Job sharing was a failure during the Great Depression. Why should it work now?
Seth Wenig/AP
Congratulations to “economist” Dean Baker, founder of the Center for Economic and Policy Research, for the worst remedy to our economic woes proposed thus-far — no small feat. His make-everybody-poorer job sharing plan is so outlandish and counterproductive, even the liberal arts major sleeping off a hangover in the back row of Econ 101 can recognize the absurdity. Mr. Baker’s plan is hardly new; both Hoover and Roosevelt implemented the same type of cockamamie schemes during the last Great Depression.
It is truly remarkable that this idea keeps resurfacing after its history of failure and refutation by most major schools of economics. Henry Hazlitt thoroughly refuted the idea, and all its inbred relatives, in Economics In One Lesson back in 1946, devoting an entire chapter to spread-the-work schemes and their unseen consequences. Here Hazlitt explains the ramifications of shortening the workweek from 40 to 30 hours without increasing pay (the outcome is much worse if the week is shortened and hourly pay is increased).
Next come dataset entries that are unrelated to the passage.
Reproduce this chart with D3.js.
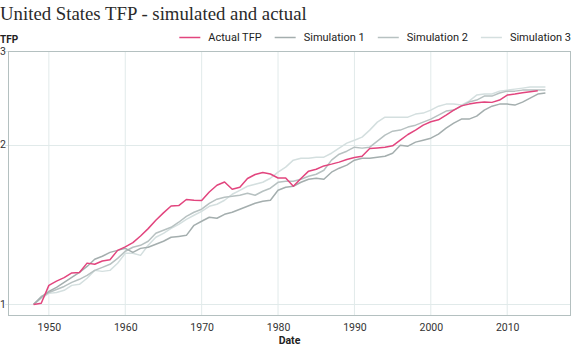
<!DOCTYPE html>
<html>
<head>
<meta charset="utf-8">
<script src="https://cdn.jsdelivr.net/npm/d3@7"></script>
<style>
  body { margin: 0; background: #fff; }
  svg { display: block; }
  text { fill: #222; }
</style>
</head>
<body>
<div id="chart"></div>
<script>
//Data//
var years = d3.range(1948, 2016);
var yTicks = [1, 2, 3];
var xTicks = [1950, 1960, 1970, 1980, 1990, 2000, 2010];
var seriesNames = ["Actual TFP", "Simulation 1", "Simulation 2", "Simulation 3"];

//Actual TFP, 1948-2014
var actualTFP = [1.00, 1.005, 1.086, 1.106, 1.123, 1.146, 1.148, 1.196, 1.190, 1.207, 1.214, 1.264, 1.283,
  1.307, 1.345, 1.389, 1.440, 1.487, 1.532, 1.535, 1.576, 1.571, 1.569, 1.628, 1.676,
  1.700, 1.648, 1.662, 1.726, 1.756, 1.771, 1.760, 1.730, 1.730, 1.669, 1.726, 1.782,
  1.797, 1.823, 1.837, 1.853, 1.874, 1.891, 1.901, 1.966, 1.971, 1.977, 1.989, 2.038,
  2.089, 2.129, 2.176, 2.207, 2.226, 2.272, 2.322, 2.365, 2.383, 2.398, 2.404, 2.401,
  2.425, 2.478, 2.489, 2.503, 2.514, 2.525];

//Simulations, 1948-2015
var simulation1 = [1.00, 1.031, 1.058, 1.077, 1.100, 1.124, 1.149, 1.179, 1.216, 1.232, 1.253, 1.264, 1.275,
  1.253, 1.275, 1.281, 1.298, 1.315, 1.338, 1.343, 1.349, 1.409, 1.434, 1.459, 1.453,
  1.478, 1.491, 1.511, 1.530, 1.550, 1.564, 1.571, 1.640, 1.662, 1.669, 1.698, 1.721,
  1.728, 1.721, 1.774, 1.805, 1.829, 1.869, 1.885, 1.885, 1.893, 1.901, 1.926, 1.994,
  1.986, 2.021, 2.038, 2.056, 2.092, 2.147, 2.194, 2.233, 2.233, 2.262, 2.322, 2.362,
  2.383, 2.383, 2.373, 2.404, 2.446, 2.489, 2.500];

var simulation2 = [1.00, 1.035, 1.053, 1.067, 1.081, 1.100, 1.115, 1.134, 1.159, 1.174, 1.190, 1.221, 1.259,
  1.281, 1.292, 1.315, 1.361, 1.379, 1.397, 1.428, 1.465, 1.491, 1.511, 1.550, 1.578,
  1.591, 1.598, 1.605, 1.619, 1.605, 1.633, 1.655, 1.698, 1.706, 1.706, 1.721, 1.743,
  1.758, 1.789, 1.869, 1.918, 1.943, 1.977, 1.969, 1.977, 2.029, 2.083, 2.119, 2.129,
  2.157, 2.175, 2.204, 2.233, 2.272, 2.312, 2.322, 2.362, 2.404, 2.425, 2.467, 2.467,
  2.500, 2.521, 2.521, 2.532, 2.532, 2.532, 2.532];

var simulation3 = [1.00, 1.026, 1.049, 1.053, 1.063, 1.086, 1.091, 1.120, 1.159, 1.154, 1.159, 1.195, 1.248,
  1.248, 1.237, 1.292, 1.338, 1.361, 1.391, 1.415, 1.446, 1.472, 1.497, 1.530, 1.544,
  1.571, 1.612, 1.640, 1.669, 1.684, 1.698, 1.728, 1.774, 1.813, 1.869, 1.885, 1.885,
  1.893, 1.893, 1.926, 1.969, 2.012, 2.038, 2.065, 2.129, 2.204, 2.252, 2.252, 2.252,
  2.252, 2.282, 2.292, 2.322, 2.362, 2.383, 2.383, 2.373, 2.414, 2.478, 2.489, 2.489,
  2.521, 2.532, 2.543, 2.554, 2.566, 2.566, 2.566];

var colors = ["#e2457e", "#a4aeae", "#b7c1c1", "#d4dfdf"];

//Chart setup
var w = 572, h = 347;
var margin = {top: 51, right: 1, bottom: 31, left: 8};

var svg = d3.select("#chart")
  .append("svg")
  .attr("width", w)
  .attr("height", h);

var x = d3.scaleLinear()
  .domain([1944.65, 2018.35])
  .range([margin.left, w - margin.right]);

var y = d3.scaleLog()
  .domain([0.951, 3])
  .range([h - margin.bottom, margin.top]);

//Title
svg.append("text")
  .attr("x", 0)
  .attr("y", 20)
  .style("font-family", "'Liberation Serif', serif")
  .style("font-size", "18.8px")
  .style("fill", "#2a2a2a")
  .text("United States TFP - simulated and actual");

svg.append("text")
  .attr("x", 0)
  .attr("y", 43)
  .style("font-family", "Roboto, sans-serif")
  .style("font-size", "10px")
  .style("font-weight", "bold")
  .text("TFP");

//Grid
svg.append("g")
  .selectAll("line.vgrid")
  .data(xTicks)
  .enter()
  .append("line")
  .attr("x1", function(d){ return x(d); })
  .attr("x2", function(d){ return x(d); })
  .attr("y1", margin.top)
  .attr("y2", h - margin.bottom)
  .style("stroke", "#e1eaea")
  .style("stroke-width", 1);

svg.append("g")
  .selectAll("line.hgrid")
  .data(yTicks)
  .enter()
  .append("line")
  .attr("x1", margin.left - 3)
  .attr("x2", w - margin.right)
  .attr("y1", function(d){ return Math.round(y(d)) + 0.5; })
  .attr("y2", function(d){ return Math.round(y(d)) + 0.5; })
  .style("stroke", "#e1eaea")
  .style("stroke-width", 1);

//Frame
svg.append("rect")
  .attr("x", margin.left + 0.5)
  .attr("y", margin.top + 0.5)
  .attr("width", w - margin.left - margin.right - 1)
  .attr("height", h - margin.top - margin.bottom - 1)
  .style("fill", "none")
  .style("stroke", "#b4c0c0")
  .style("stroke-width", 1);

//Axes
var xAxis = svg.append("g")
  .attr("transform", "translate(0," + (h - margin.bottom) + ")")
  .call(d3.axisBottom(x).tickValues(xTicks).tickFormat(d3.format("d")).tickSize(0).tickPadding(8));

var yAxis = svg.append("g")
  .attr("transform", "translate(" + margin.left + ",0)")
  .call(d3.axisLeft(y).tickValues(yTicks).tickFormat(d3.format("d")).tickSize(0).tickPadding(2));

[xAxis, yAxis].forEach(function(a){
  a.select(".domain").remove();
  a.selectAll("text")
    .style("font-family", "Roboto, sans-serif")
    .style("font-size", "10.5px")
    .style("fill", "#333");
});

svg.append("text")
  .attr("x", x(1981.5))
  .attr("y", h - 3)
  .attr("text-anchor", "middle")
  .style("font-family", "Roboto, sans-serif")
  .style("font-size", "10.5px")
  .style("font-weight", "bold")
  .text("Date");

//Lines
var allSeries = [actualTFP, simulation1, simulation2, simulation3];
var line = d3.line()
  .x(function(d){ return x(d.year); })
  .y(function(d){ return y(d.value); });

//Draw lightest first so actual TFP sits on top
[3, 2, 1, 0].forEach(function(i){
  var pts = allSeries[i].map(function(v, j){ return {year: years[j], value: v}; });
  svg.append("path")
    .datum(pts)
    .attr("d", line)
    .style("fill", "none")
    .style("stroke", colors[i])
    .style("stroke-width", 1.5)
    .style("stroke-linejoin", "round");
});

//Legend, right aligned
var legend = svg.append("g");
var lx = w - 1;
for (var i = seriesNames.length - 1; i >= 0; i--) {
  var t = legend.append("text")
    .attr("y", 41)
    .style("font-family", "Roboto, sans-serif")
    .style("font-size", "11px")
    .text(seriesNames[i]);
  var tw = t.node().getComputedTextLength();
  t.attr("x", lx - tw);
  legend.append("line")
    .attr("x1", lx - tw - 29)
    .attr("x2", lx - tw - 8)
    .attr("y1", 37.5)
    .attr("y2", 37.5)
    .style("stroke", colors[i])
    .style("stroke-width", 1.5);
  lx = lx - tw - 29 - 13;
}
</script>
</body>
</html>
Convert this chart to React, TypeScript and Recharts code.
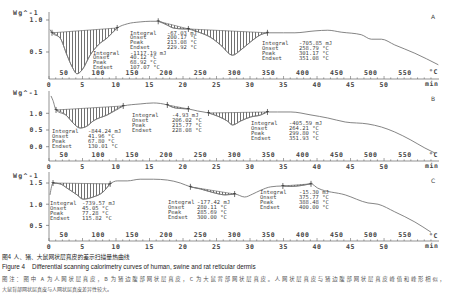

"Though more workers will be employed, each will be working fewer hours, and there will, therefore be no net increase in man-hours. It is unlikely that there will be any significant increase in production. Total payrolls and “purchasing power” will be no larger. All that will have happened even under the most favorable assumptions (which would seldom be realized) is that the workers previously employed will subsidize, in effect, the workers previously unemployed. For in order that the new workers will individually receive three-fourths as many dollars a week as previously. It is true that the old workers will now work fewer hours but this purchase of more leisure at a high price is presumably not a decision they have made for its own sake: it is a sacrifice made to provide others with jobs."